At 9:00 am this morning (3rd May 2019), my wife, Rachel, gleefully inserted a long plastic tube into my anus along with what seemed like a vat full of potent, fast-acting fluid.
Why? No, it’s not a weird West Country sex-game that some of you are undoubtedly imagining – today is my Bowel Cancer Screening day! Which is nice. (A word of advice to any of you out there intending to help their friends or lovers with this delicate task: don’t ever start proceedings whilst uttering the phrase, “I’m going in dry”. This will almost certainly result in a strong clenching effect that will take several minutes to subside).

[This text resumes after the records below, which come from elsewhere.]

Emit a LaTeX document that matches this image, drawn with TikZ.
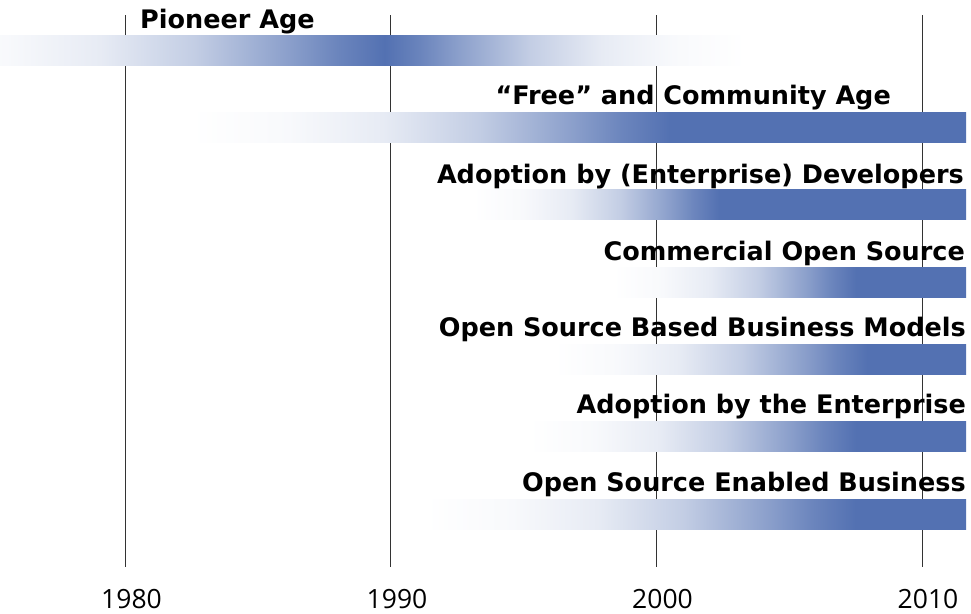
\documentclass[tikz,border=0pt]{standalone}
\usepackage{fontspec}
\setmainfont{DejaVu Sans}
\newfontfamily\yearfont{Open Sans}
\definecolor{barblue}{RGB}{83,113,178}
\newcommand\declbarshade[7]{%
  \pgfdeclarehorizontalshading{#1}{100bp}{color(0bp)=(white); color(25bp)=(white);
    color(#2bp)=(barblue!4); color(#3bp)=(barblue!14); color(#4bp)=(barblue!35);
    color(#5bp)=(barblue!68); color(#6bp)=(barblue!86); color(#7bp)=(barblue);
    color(75bp)=(barblue); color(100bp)=(barblue)}}
\declbarshade{shfree}{31.18}{37.36}{43.54}{49.72}{52.81}{55.9}
\declbarshade{shadev}{29.99}{34.98}{39.97}{44.96}{47.46}{49.95}
\declbarshade{shcos}{31.88}{38.76}{45.64}{52.52}{55.96}{59.4}
\declbarshade{shosbm}{32.6}{40.2}{47.8}{55.4}{59.2}{63.0}
\declbarshade{shate}{32.48}{39.96}{47.44}{54.92}{58.66}{62.4}
\declbarshade{shoseb}{32.96}{40.92}{48.88}{56.84}{60.82}{64.8}
\pgfdeclarehorizontalshading{shpioneer}{100bp}{color(0bp)=(white); color(25bp)=(white);
  color(30.68bp)=(barblue!4); color(36.36bp)=(barblue!14); color(42.04bp)=(barblue!35);
  color(47.72bp)=(barblue!68); color(50.56bp)=(barblue!86); color(53.4bp)=(barblue);
  color(55.56bp)=(barblue!86); color(57.72bp)=(barblue!68); color(62.04bp)=(barblue!35);
  color(66.36bp)=(barblue!14); color(70.68bp)=(barblue!4); color(75bp)=(white); color(100bp)=(white)}
\begin{document}
\begin{tikzpicture}[x=1pt,y=-1pt,
  title/.style={font=\bfseries\fontsize{25.5}{30}\selectfont, inner sep=0pt, anchor=base east},
  year/.style={font=\yearfont\fontsize{26.5}{30}\selectfont, inner sep=0pt, anchor=base},
  gridline/.style={draw=black!80, line width=1pt}]
\useasboundingbox (0,0) rectangle (971,613);
\clip (0,0) rectangle (971,613);
% year labels
\node[year] (y1980) at (131.5,608) {1980};
\node[year] (y1990) at (397,608) {1990};
\node[year] (y2000) at (662.5,608) {2000};
\node[year] (y2010) at (928,608) {2010};
% grid lines
\coordinate (t1980) at (125,15);  \coordinate (b1980) at (125,567);
\coordinate (t1990) at (390,15);  \coordinate (b1990) at (390,567);
\coordinate (t2000) at (656,15);  \coordinate (b2000) at (656,567);
\coordinate (t2010) at (922,15);  \coordinate (b2010) at (922,567);
\draw[gridline] (t1980) -- (b1980);
\draw[gridline] (t1990) -- (b1990);
\draw[gridline] (t2000) -- (b2000);
\draw[gridline] (t2010) -- (b2010);
% bars
\shade[shading=shpioneer] (-90,35) rectangle (746,65);
\shade[shading=shfree] (191,112) rectangle (966,142);
\shade[shading=shadev] (473,189) rectangle (966,219);
\shade[shading=shcos] (613,267) rectangle (966,297);
\shade[shading=shosbm] (554,344) rectangle (966,374);
\shade[shading=shate] (529,421) rectangle (966,451);
\shade[shading=shoseb] (425,499) rectangle (966,529);
% titles
\node[title, anchor=base west] (pioneer) at (140,28) {Pioneer Age};
\node[title] (free) at (891,104) {“Free” and Community Age};
\node[title] (adev) at (964,183) {Adoption by (Enterprise) Developers};
\node[title] (cos) at (965,260) {Commercial Open Source};
\node[title] (osbm) at (966,336) {Open Source Based Business Models};
\node[title] (ate) at (966,413) {Adoption by the Enterprise};
\node[title] (oseb) at (966,491) {Open Source Enabled Business};
\end{tikzpicture}
\end{document}
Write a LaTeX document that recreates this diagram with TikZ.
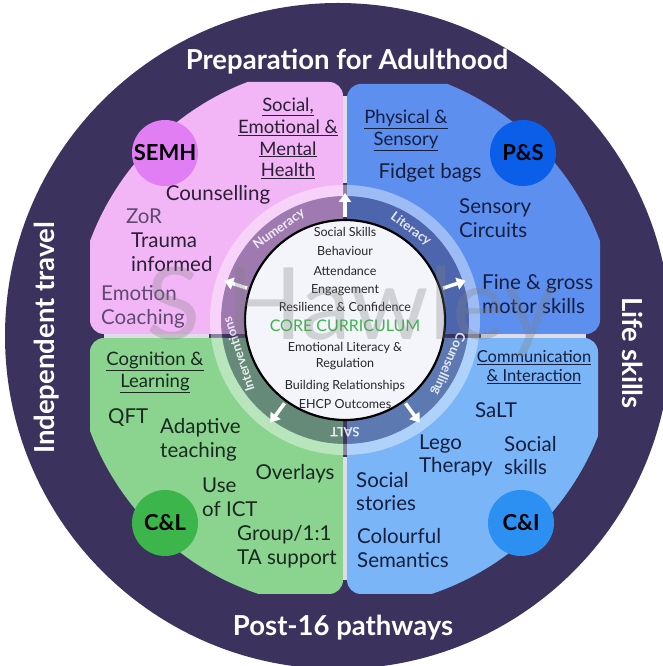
\documentclass[tikz,border=0pt]{standalone}
\usepackage{fontspec}
\setmainfont{Lato}
\usetikzlibrary{calc,arrows.meta}
\definecolor{navy}{RGB}{59,50,94}
\definecolor{pinkq}{RGB}{242,182,246}
\definecolor{blueq}{RGB}{93,143,239}
\definecolor{greenq}{RGB}{138,212,144}
\definecolor{lblueq}{RGB}{121,181,247}
\definecolor{semhc}{RGB}{226,126,243}
\definecolor{psc}{RGB}{10,94,232}
\definecolor{clc}{RGB}{60,181,74}
\definecolor{cic}{RGB}{43,144,242}
\definecolor{corefill}{RGB}{243,245,251}
\definecolor{gapc}{RGB}{222,220,232}
\definecolor{corecur}{RGB}{60,180,74}
\definecolor{darkpurple}{RGB}{42,32,52}
\definecolor{softpurple}{RGB}{93,74,112}
\definecolor{darkblue}{RGB}{22,30,62}
\definecolor{darkgreen}{RGB}{27,40,31}
\tikzset{
  badge/.style={circle, minimum size=66pt, inner sep=0pt, text=black,
    font=\bfseries\fontsize{22}{24}\selectfont},
  item/.style={inner sep=0pt, align=left, font=\fontsize{20.5}{23.8}\selectfont},
  heading/.style={inner sep=0pt, align=center, font=\fontsize{18.5}{21.7}\selectfont},
  banner/.style={inner sep=0pt, text=white, font=\bfseries\fontsize{27.5}{30}\selectfont},
  ringlbl/.style={inner sep=0pt, text=white, opacity=0.85, font=\bfseries\fontsize{13}{14}\selectfont},
  coreline/.style={inner sep=0pt, text=black!85, font=\fontsize{12.5}{14}\selectfont},
}
\begin{document}
\begin{tikzpicture}[x=1pt,y=1pt]
\useasboundingbox (0,0) rectangle (663,666);
\clip (0,0) rectangle (663,666);
% outer band
\fill[navy] (338,330) circle (333);
\coordinate (C) at (345,330);
\coordinate (K) at (345,346);
% the four areas
\begin{scope}
  \clip[rounded corners=14pt] (90,332) rectangle (343,584);
  \fill[pinkq] (C) circle (272);
\end{scope}
\begin{scope}
  \clip[rounded corners=14pt] (347,332) rectangle (600,582);
  \fill[blueq] (C) circle (272);
\end{scope}
\begin{scope}
  \clip[rounded corners=14pt] (90,72) rectangle (343,328);
  \fill[greenq] (C) circle (272);
\end{scope}
\begin{scope}
  \clip[rounded corners=14pt] (347,72) rectangle (598,328);
  \fill[lblueq] (C) circle (272);
\end{scope}
\draw[gapc, line width=4pt] (345,483) -- (345,570);
\draw[gapc, line width=4pt] (345,86) -- (345,209);
\draw[gapc, line width=4pt] (104,330) -- (209,330);
\draw[gapc, line width=4pt] (481,330) -- (586,330);
% ring round the core
\fill[navy, opacity=0.45, even odd rule] (K) circle (124) (K) circle (100);
\fill[white, opacity=0.4, even odd rule] (K) circle (135) (K) circle (124);
\foreach \a in {90,162,18,306,234}
  \draw[white, line width=3.5pt, -{Triangle[width=12pt,length=9pt]}]
    ($(K)+(\a:103)$) -- ($(K)+(\a:127)$);
\node[ringlbl, rotate=36] (numeracy) at ($(K)+(126:112)$) {Numeracy};
\node[ringlbl, rotate=-36] (literacy) at ($(K)+(54:112)$) {Literacy};
\node[ringlbl, rotate=-113] (counsring) at ($(K)+(-23:112)$) {Counselling};
\node[ringlbl, rotate=180] (saltring) at ($(K)+(270:112)$) {SALT};
\node[ringlbl, rotate=108] (interv) at ($(K)+(198:112)$) {Interventions};
% core
\fill[corefill] (K) circle (100);
\draw[black, line width=2.2pt] (K) circle (100);
\foreach \yy/\txt [count=\i] in {434/Social Skills, 415/Behaviour, 395/Attendance,
    376/Engagement, 359/Resilience \& Confidence, 318.5/Emotional Literacy \&,
    302/Regulation, 280/Building Relationships, 262/EHCP Outcomes}
  \node[coreline] (core\i) at (345,\yy) {\txt};
\node[inner sep=0pt, text=corecur, font=\fontsize{16}{18}\selectfont] (corecur) at (345,340.5) {CORE CURRICULUM};
% banners
\node[banner] (prep) at (347,604) {Preparation for Adulthood};
\node[banner] (post) at (343,38) {Post-16 pathways};
\node[banner, rotate=90] (indep) at (47,328) {Independent travel};
\node[banner, rotate=-90] (life) at (633,313) {Life skills};
% headings
\node[heading, text=darkpurple] (semhhead) at (288,527.5)
  {\underline{Social,}\\\underline{Emotional \&}\\\underline{Mental}\\\underline{Health}};
\node[heading, text=darkblue] (pshead) at (406,535.5)
  {\underline{Physical \&}\\\underline{Sensory}};
\node[heading, text=darkgreen] (clhead) at (155,293.5)
  {\underline{Cognition \&}\\\underline{Learning}};
\node[heading, text=darkblue, font=\fontsize{16.5}{19}\selectfont] (cihead) at (534,299)
  {\underline{Communication}\\\underline{\& Interaction}};
% badges
\node[badge, fill=semhc] (semh) at (165,513) {SEMH};
\node[badge, fill=psc] (ps) at (523,513) {P\&S};
\node[badge, fill=clc] (cl) at (165,143) {C\&L};
\node[badge, fill=cic] (ci) at (521,143) {C\&I};
% SEMH items
\node[item, text=darkpurple] (counselling) at (218,471) {Counselling};
\node[item, text=softpurple] (zor) at (144,450) {ZoR};
\node[item, text=darkpurple, anchor=west] (trauma) at (131,413.5) {Trauma\\informed};
\node[item, text=softpurple, anchor=west] (emotion) at (101,359.5) {Emotion\\Coaching};
% P&S items
\node[item, text=darkblue] (fidget) at (430,493) {Fidget bags};
\node[item, text=darkblue, anchor=west] (sensory) at (459,448) {Sensory\\Circuits};
\node[item, text=darkblue, anchor=west] (motor) at (482,371.5) {Fine \& gross\\motor skills};
% C&L items
\node[item, text=darkgreen, anchor=west] (qft) at (108,248) {QFT};
\node[item, text=darkgreen, anchor=west] (adaptive) at (160,226) {Adaptive\\teaching};
\node[item, text=darkgreen] (overlays) at (295,192) {Overlays};
\node[item, text=darkgreen, anchor=west] (ict) at (202,168.5) {Use\\of ICT};
\node[item, text=darkgreen, anchor=west] (group) at (237,119) {Group/1:1\\TA support};
% C&I items
\node[item, text=darkblue] (saltitem) at (496,256) {SaLT};
\node[item, text=darkblue, anchor=west] (lego) at (419,210.5) {Lego\\Therapy};
\node[item, text=darkblue, anchor=west] (socskills) at (504,210.5) {Social\\skills};
\node[item, text=darkblue, anchor=west] (stories) at (356,174.5) {Social\\stories};
\node[item, text=darkblue, anchor=west] (semantics) at (357,118) {Colourful\\Semantics};
% watermark
\node[inner sep=0pt, text=gray, opacity=0.3, font=\fontsize{100}{100}\selectfont] (mark) at (351,355) {S Hawley};
\end{tikzpicture}
\end{document}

Cleansing irrigation now completed (I won’t go into detail…) Rachel whisked me off to the hospital. Why she found the need to put rubber sheets on the car seat, I just don’t know. I repeatedly assured her that after my explosive “movements” during the past hour, the only thing that could possibly still be inside me was the doctor’s wedding ring that he claimed went missing during my prostate examination the previous September.
Twenty minutes after arriving, my vital signs were checked. Somehow, despite only being clothed in a flimsy backless gown and lying on a couch in a foetal position whilst four women (including a menacing looking one armed with a camera attached to a hosepipe) stared intently at my exposed arse, my blood pressure was still that of a finely tuned athlete.
I was offered a tray of exotic-sounding drugs (don’t ask me what – I only know their street names) to ease what can apparently be an uncomfortable experience. Not wishing to appear wimpy, I refused the narcotics and manfully instructed the menacing-looking one (who was still armed with a camera attached to a hosepipe but now also wearing a miners’ helmet with a lamp on it) to just “horse it in”. Which she did. From a distance of 12 feet. With a run-up.
At this point, refusing the drugs seemed like a poor decision.
It’s said that time flies when you’re having fun, and almost before I could say “Dyno-Rod”, the credits on the TV screen started rolling, the colour returned to my blanched knuckles, and with a sound not unlike that of a champagne cork popping, my rectum was tubing-free and it was all over.
Thankfully, the nurses didn’t start clapping or high-fiving.
Joking aside, although the big-screen appearance of my insides probably won’t make this year’s Oscars and it won’t go down as one of the more dignified experiences of my life, the importance of this free procedure cannot be underestimated. It really could save your life.
I can now rest easy that an important part of my anatomy has been given a clean bill of health. This, plus the fact that I will almost certainly never again hear the immortal words; “Mr Pople, you really do have a spectacular bowel”, has made me happy that we still have such an amazing NHS in this country.